Return the material word for word. Do not include pictures.
◇ ◇ ◇
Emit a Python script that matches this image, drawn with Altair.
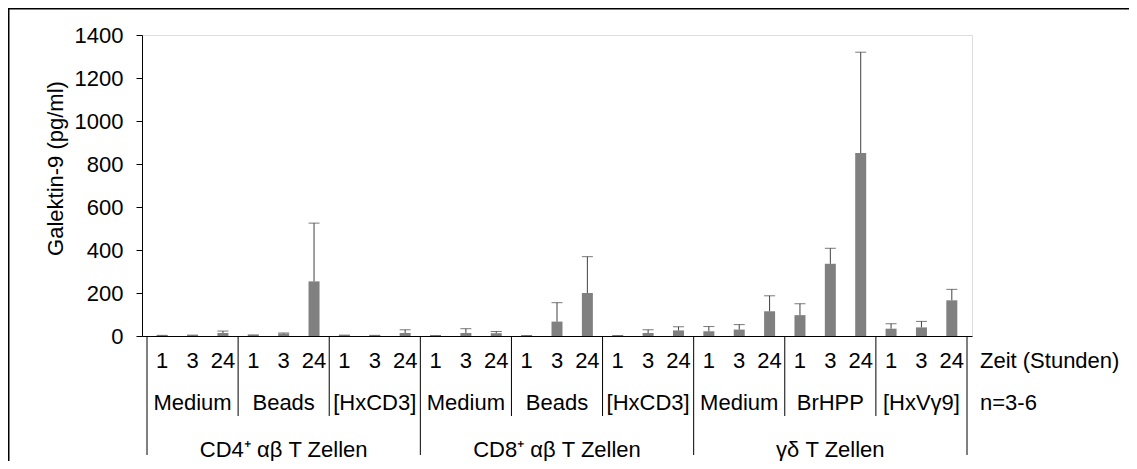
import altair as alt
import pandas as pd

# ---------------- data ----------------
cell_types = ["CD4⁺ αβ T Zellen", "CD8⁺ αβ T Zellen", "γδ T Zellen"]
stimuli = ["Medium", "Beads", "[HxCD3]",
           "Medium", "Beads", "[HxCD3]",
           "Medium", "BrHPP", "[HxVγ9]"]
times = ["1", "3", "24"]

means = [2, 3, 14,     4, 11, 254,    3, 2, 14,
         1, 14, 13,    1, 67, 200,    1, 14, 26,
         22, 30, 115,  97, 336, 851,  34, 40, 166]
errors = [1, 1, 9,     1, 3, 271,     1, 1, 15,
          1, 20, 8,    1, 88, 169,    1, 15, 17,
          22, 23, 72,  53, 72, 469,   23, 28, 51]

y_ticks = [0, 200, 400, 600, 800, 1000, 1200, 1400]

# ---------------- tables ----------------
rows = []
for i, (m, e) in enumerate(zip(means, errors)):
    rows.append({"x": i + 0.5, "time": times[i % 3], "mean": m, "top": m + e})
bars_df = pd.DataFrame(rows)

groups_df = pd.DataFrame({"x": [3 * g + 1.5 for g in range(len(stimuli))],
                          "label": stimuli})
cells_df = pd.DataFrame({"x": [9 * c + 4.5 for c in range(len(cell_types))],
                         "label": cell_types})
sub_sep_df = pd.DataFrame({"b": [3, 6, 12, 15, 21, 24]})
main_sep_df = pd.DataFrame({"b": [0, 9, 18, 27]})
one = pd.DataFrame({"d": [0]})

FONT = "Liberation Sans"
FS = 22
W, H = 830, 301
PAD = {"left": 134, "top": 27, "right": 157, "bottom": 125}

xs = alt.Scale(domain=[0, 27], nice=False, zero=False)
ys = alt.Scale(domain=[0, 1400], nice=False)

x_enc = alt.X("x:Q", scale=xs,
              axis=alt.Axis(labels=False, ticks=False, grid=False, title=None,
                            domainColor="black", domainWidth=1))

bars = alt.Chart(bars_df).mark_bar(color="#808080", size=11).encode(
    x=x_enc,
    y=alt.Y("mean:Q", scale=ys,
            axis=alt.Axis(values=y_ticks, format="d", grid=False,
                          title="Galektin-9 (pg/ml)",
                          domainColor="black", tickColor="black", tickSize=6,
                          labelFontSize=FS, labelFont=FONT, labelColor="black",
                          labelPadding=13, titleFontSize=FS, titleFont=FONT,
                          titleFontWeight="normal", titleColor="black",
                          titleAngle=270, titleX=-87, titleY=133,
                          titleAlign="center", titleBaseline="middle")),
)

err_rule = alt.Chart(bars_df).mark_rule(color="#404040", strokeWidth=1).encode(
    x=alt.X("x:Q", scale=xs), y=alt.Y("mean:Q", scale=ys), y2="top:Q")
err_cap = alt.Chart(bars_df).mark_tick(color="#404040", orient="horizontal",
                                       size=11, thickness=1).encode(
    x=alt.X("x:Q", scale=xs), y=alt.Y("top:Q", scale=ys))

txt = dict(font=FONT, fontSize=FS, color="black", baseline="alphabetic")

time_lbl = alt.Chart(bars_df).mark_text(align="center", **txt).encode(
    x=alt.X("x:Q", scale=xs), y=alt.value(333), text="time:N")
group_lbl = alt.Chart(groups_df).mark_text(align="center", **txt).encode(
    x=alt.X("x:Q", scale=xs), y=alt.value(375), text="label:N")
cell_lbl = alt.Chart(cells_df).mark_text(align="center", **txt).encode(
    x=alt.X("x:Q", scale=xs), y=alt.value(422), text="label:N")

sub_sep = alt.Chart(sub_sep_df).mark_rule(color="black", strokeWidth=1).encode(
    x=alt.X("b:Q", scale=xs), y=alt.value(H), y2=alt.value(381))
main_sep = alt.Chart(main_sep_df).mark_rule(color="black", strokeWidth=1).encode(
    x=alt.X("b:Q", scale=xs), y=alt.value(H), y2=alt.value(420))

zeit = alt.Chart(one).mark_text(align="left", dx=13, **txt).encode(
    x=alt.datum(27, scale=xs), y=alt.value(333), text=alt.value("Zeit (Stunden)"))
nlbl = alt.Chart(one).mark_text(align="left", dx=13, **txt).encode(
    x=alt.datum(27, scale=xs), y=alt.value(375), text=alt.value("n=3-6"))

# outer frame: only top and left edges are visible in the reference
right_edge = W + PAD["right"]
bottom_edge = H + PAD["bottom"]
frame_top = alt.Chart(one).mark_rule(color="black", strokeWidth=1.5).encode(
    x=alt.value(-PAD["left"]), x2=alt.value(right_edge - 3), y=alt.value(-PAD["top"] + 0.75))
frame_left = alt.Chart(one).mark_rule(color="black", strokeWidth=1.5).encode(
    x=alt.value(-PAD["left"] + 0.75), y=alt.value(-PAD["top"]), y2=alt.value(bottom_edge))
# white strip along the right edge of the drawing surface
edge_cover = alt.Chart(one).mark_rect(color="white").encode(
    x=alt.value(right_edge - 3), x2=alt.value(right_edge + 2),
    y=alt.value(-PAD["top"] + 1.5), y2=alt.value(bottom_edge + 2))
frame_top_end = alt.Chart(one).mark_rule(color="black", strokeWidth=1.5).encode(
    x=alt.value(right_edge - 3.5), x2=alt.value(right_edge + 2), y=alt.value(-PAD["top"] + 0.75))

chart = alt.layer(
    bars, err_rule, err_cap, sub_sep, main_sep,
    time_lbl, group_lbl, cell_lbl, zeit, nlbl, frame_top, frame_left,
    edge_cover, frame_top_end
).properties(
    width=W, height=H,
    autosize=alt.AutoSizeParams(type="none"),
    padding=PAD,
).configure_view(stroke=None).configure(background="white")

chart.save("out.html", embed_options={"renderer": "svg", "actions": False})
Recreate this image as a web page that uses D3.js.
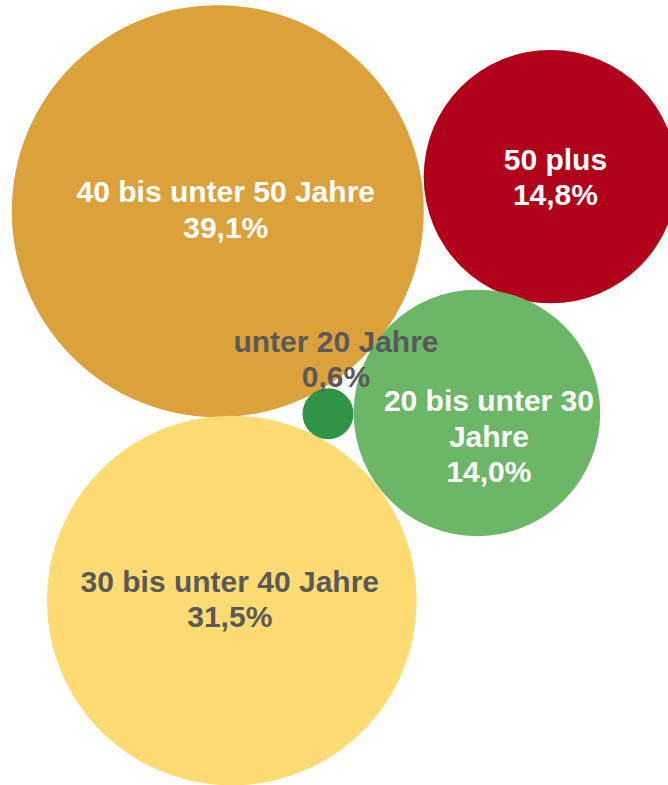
◇ ◇ ◇
RESPONSE TO THIS EXERCISE:
Emit a Python script that matches this image, drawn with Altair.
import altair as alt
import pandas as pd

# ---------------- data ----------------
cell_types = ["CD4⁺ αβ T Zellen", "CD8⁺ αβ T Zellen", "γδ T Zellen"]
stimuli = ["Medium", "Beads", "[HxCD3]",
           "Medium", "Beads", "[HxCD3]",
           "Medium", "BrHPP", "[HxVγ9]"]
times = ["1", "3", "24"]

means = [2, 3, 14,     4, 11, 254,    3, 2, 14,
         1, 14, 13,    1, 67, 200,    1, 14, 26,
         22, 30, 115,  97, 336, 851,  34, 40, 166]
errors = [1, 1, 9,     1, 3, 271,     1, 1, 15,
          1, 20, 8,    1, 88, 169,    1, 15, 17,
          22, 23, 72,  53, 72, 469,   23, 28, 51]

y_ticks = [0, 200, 400, 600, 800, 1000, 1200, 1400]

# ---------------- tables ----------------
rows = []
for i, (m, e) in enumerate(zip(means, errors)):
    rows.append({"x": i + 0.5, "time": times[i % 3], "mean": m, "top": m + e})
bars_df = pd.DataFrame(rows)

groups_df = pd.DataFrame({"x": [3 * g + 1.5 for g in range(len(stimuli))],
                          "label": stimuli})
cells_df = pd.DataFrame({"x": [9 * c + 4.5 for c in range(len(cell_types))],
                         "label": cell_types})
sub_sep_df = pd.DataFrame({"b": [3, 6, 12, 15, 21, 24]})
main_sep_df = pd.DataFrame({"b": [0, 9, 18, 27]})
one = pd.DataFrame({"d": [0]})

FONT = "Liberation Sans"
FS = 22
W, H = 830, 301
PAD = {"left": 134, "top": 27, "right": 157, "bottom": 125}

xs = alt.Scale(domain=[0, 27], nice=False, zero=False)
ys = alt.Scale(domain=[0, 1400], nice=False)

x_enc = alt.X("x:Q", scale=xs,
              axis=alt.Axis(labels=False, ticks=False, grid=False, title=None,
                            domainColor="black", domainWidth=1))

bars = alt.Chart(bars_df).mark_bar(color="#808080", size=11).encode(
    x=x_enc,
    y=alt.Y("mean:Q", scale=ys,
            axis=alt.Axis(values=y_ticks, format="d", grid=False,
                          title="Galektin-9 (pg/ml)",
                          domainColor="black", tickColor="black", tickSize=6,
                          labelFontSize=FS, labelFont=FONT, labelColor="black",
                          labelPadding=13, titleFontSize=FS, titleFont=FONT,
                          titleFontWeight="normal", titleColor="black",
                          titleAngle=270, titleX=-87, titleY=133,
                          titleAlign="center", titleBaseline="middle")),
)

err_rule = alt.Chart(bars_df).mark_rule(color="#404040", strokeWidth=1).encode(
    x=alt.X("x:Q", scale=xs), y=alt.Y("mean:Q", scale=ys), y2="top:Q")
err_cap = alt.Chart(bars_df).mark_tick(color="#404040", orient="horizontal",
                                       size=11, thickness=1).encode(
    x=alt.X("x:Q", scale=xs), y=alt.Y("top:Q", scale=ys))

txt = dict(font=FONT, fontSize=FS, color="black", baseline="alphabetic")

time_lbl = alt.Chart(bars_df).mark_text(align="center", **txt).encode(
    x=alt.X("x:Q", scale=xs), y=alt.value(333), text="time:N")
group_lbl = alt.Chart(groups_df).mark_text(align="center", **txt).encode(
    x=alt.X("x:Q", scale=xs), y=alt.value(375), text="label:N")
cell_lbl = alt.Chart(cells_df).mark_text(align="center", **txt).encode(
    x=alt.X("x:Q", scale=xs), y=alt.value(422), text="label:N")

sub_sep = alt.Chart(sub_sep_df).mark_rule(color="black", strokeWidth=1).encode(
    x=alt.X("b:Q", scale=xs), y=alt.value(H), y2=alt.value(381))
main_sep = alt.Chart(main_sep_df).mark_rule(color="black", strokeWidth=1).encode(
    x=alt.X("b:Q", scale=xs), y=alt.value(H), y2=alt.value(420))

zeit = alt.Chart(one).mark_text(align="left", dx=13, **txt).encode(
    x=alt.datum(27, scale=xs), y=alt.value(333), text=alt.value("Zeit (Stunden)"))
nlbl = alt.Chart(one).mark_text(align="left", dx=13, **txt).encode(
    x=alt.datum(27, scale=xs), y=alt.value(375), text=alt.value("n=3-6"))

# outer frame: only top and left edges are visible in the reference
right_edge = W + PAD["right"]
bottom_edge = H + PAD["bottom"]
frame_top = alt.Chart(one).mark_rule(color="black", strokeWidth=1.5).encode(
    x=alt.value(-PAD["left"]), x2=alt.value(right_edge - 3), y=alt.value(-PAD["top"] + 0.75))
frame_left = alt.Chart(one).mark_rule(color="black", strokeWidth=1.5).encode(
    x=alt.value(-PAD["left"] + 0.75), y=alt.value(-PAD["top"]), y2=alt.value(bottom_edge))
# white strip along the right edge of the drawing surface
edge_cover = alt.Chart(one).mark_rect(color="white").encode(
    x=alt.value(right_edge - 3), x2=alt.value(right_edge + 2),
    y=alt.value(-PAD["top"] + 1.5), y2=alt.value(bottom_edge + 2))
frame_top_end = alt.Chart(one).mark_rule(color="black", strokeWidth=1.5).encode(
    x=alt.value(right_edge - 3.5), x2=alt.value(right_edge + 2), y=alt.value(-PAD["top"] + 0.75))

chart = alt.layer(
    bars, err_rule, err_cap, sub_sep, main_sep,
    time_lbl, group_lbl, cell_lbl, zeit, nlbl, frame_top, frame_left,
    edge_cover, frame_top_end
).properties(
    width=W, height=H,
    autosize=alt.AutoSizeParams(type="none"),
    padding=PAD,
).configure_view(stroke=None).configure(background="white")

chart.save("out.html", embed_options={"renderer": "svg", "actions": False})
Recreate this image as a web page that uses D3.js.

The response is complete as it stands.